Les anarchistes ont toujours participé aux luttes antinucléaires, non seulement en raison des dangers intrinsèques à ce type de production, mais aussi pour d’autres raisons non moins importantes. En fait les centrales thermiques, au fuel ou au charbon 2 ne sont pas particulièrement propres et les barrages hydrauliques ne nous paraissent pas forcément beaux.
Surtout, ce type de production coûte cher en énergie – ce qui est absurde – et puis, pour des raisons techniques il doit obligatoirement être centralisé or la distribution de l’électricité ne peut se faire sans un gaspillage qu’on peut estimer aux trois quarts de la production du fait des pertes en ligne. Il faut dire aussi que, si la consommation d’électricité double tous les dix ans depuis quarante ans, c’est pour beaucoup dû à la production de biens conçus pour durer assez peu de temps afin de forcer la consommation et de créer des profits. En fait le mode de production de l’énergie participe pleinement du mode de gestion, capitaliste, de la société. En ce sens, la production d’énergie solaire ne présenterait-elle aucun danger en soi que nous y serions tout aussi opposés. N’oublions pas, en cette époque de psychose 3, que les sites nucléaires font l’objet d’une surveillance policière particulière de la population locale.
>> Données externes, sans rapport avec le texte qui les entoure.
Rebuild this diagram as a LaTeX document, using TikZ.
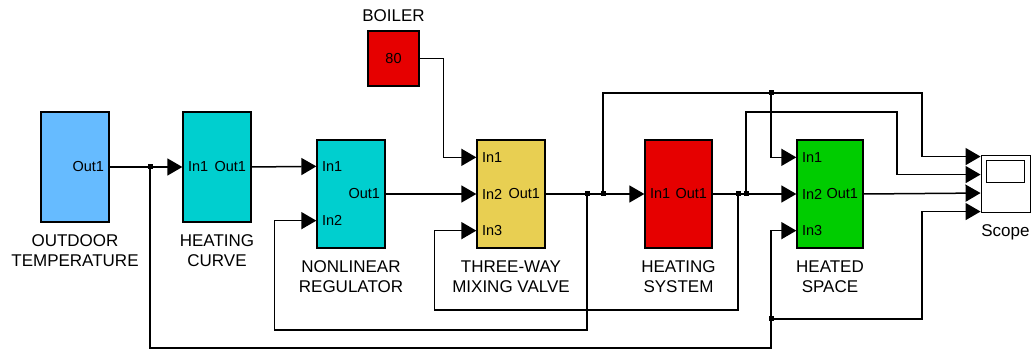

Continuer de dénoncer tous les dangers avant d’en faire les frais reste notre premier devoir. Pour éviter effectivement d’en faire les frais, ce travail de propagande doit être inlassable, convaincre, et propager aussi une alternative de productions décentralisées, non polluantes, non dangereuses, et même quasi gratuites puisque cela est possible.

Groupe Paris XVe


1. Sans compter les spéculations aux États-Unis sur le prix du blé compte tenu des retombées radioactives dans les plaines de l’Ukraine.
2. Défendues par le Parti communiste pour préserver des emplois parmi ses secteurs dans le Nord.
3. Le terrorisme engendre peut-être une psychose : il est sûr que cette psychose collective est terrorisante.